We present here the program and the results of our research for constructing a feasibly running algorithm that once given a collection of unorganised reads (strings of nucleobases A, C, G, T) from a tumour tissue and a healthy tissue of the same specimen, the algorithm searches for mutations of certain types. Which, in turn, when evaluating the number of mutations, categorizing mutations and identifying precise changes in comparison to a normal genome, can lead to better detection, diagnosis and treatment provided healthcare. The algorithm uses the reads to partially assemble the genome, with the help of an external existing de-novo assembly program. Once the reads are mapped into longer sequences, called ‘contigs’, the algorithm uses a dictionary type data-structure to reduce the number of comparisons between them.
- Minia assembler - A short-read assembler based on a de Bruijn graph, the output is a set of contigs. see more at Minia page.
minia command line we used:
./minia -in reads.fa -kmer-size 24 -abundance-min 3 -out output_prefix
The main parameters are:
- reads.fa* – the input file(s)
- kmer-size 24 – k-mer length (integer), the number may vary depending on user choice
- abundance-min 3 - hard cut-off to remove likely erroneous, low-abundance k-mers
- output_prefix – any prefix string to store output contigs as well as temporary files for this assembly
- edit-distance - Python module for computing edit distances and alignments between sequences. see more at edit-distancw page.
in 'main-code' folder run:
python3.6 run_compare_tissues helathy_file_path tumor_file_path output_prefix(optional) test(optional) test_num(optional)
The parameters are:
- helathy_file_path, tumor_file_path - contigs file in FASTA format
- test - this variable designed to assist in the software development process.
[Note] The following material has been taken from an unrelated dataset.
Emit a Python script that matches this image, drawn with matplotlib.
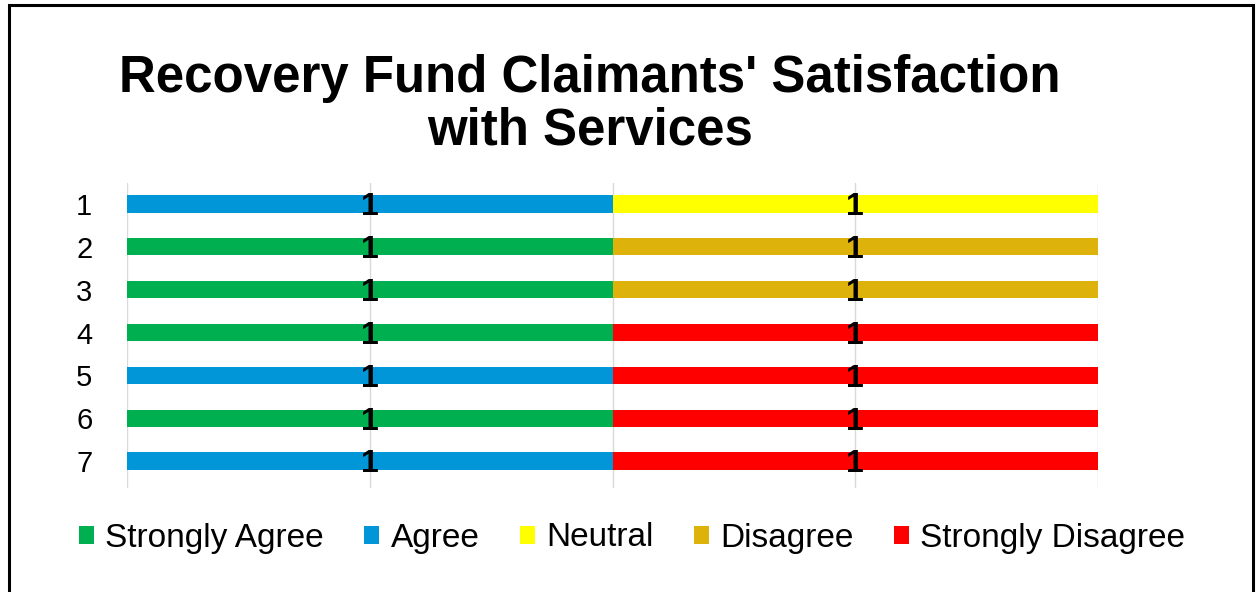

If 'test' argument exist then the software will only run up to test_num contigs.
- test_num - int (optional) this parameter used only in case 'test' argument exist
The program outputs three reports:
- An object of mutation_distance containing quantities of point-mutations divided according to their types and nucleotides, in addition to the percentage of mutation per strings’ length.
- Diagrams per mutation type (png files)
- Sampling file that is a collection of already compared strings and the distance between them to illustrate mutations that were found in the genome (txt file).
For example - the replaces diagram as retulted in experiment on 10,000 contigs. The string 'AC' represents that 'A' was in the healthy tissue and was replaced
with 'C' in the tumor tissue and so on.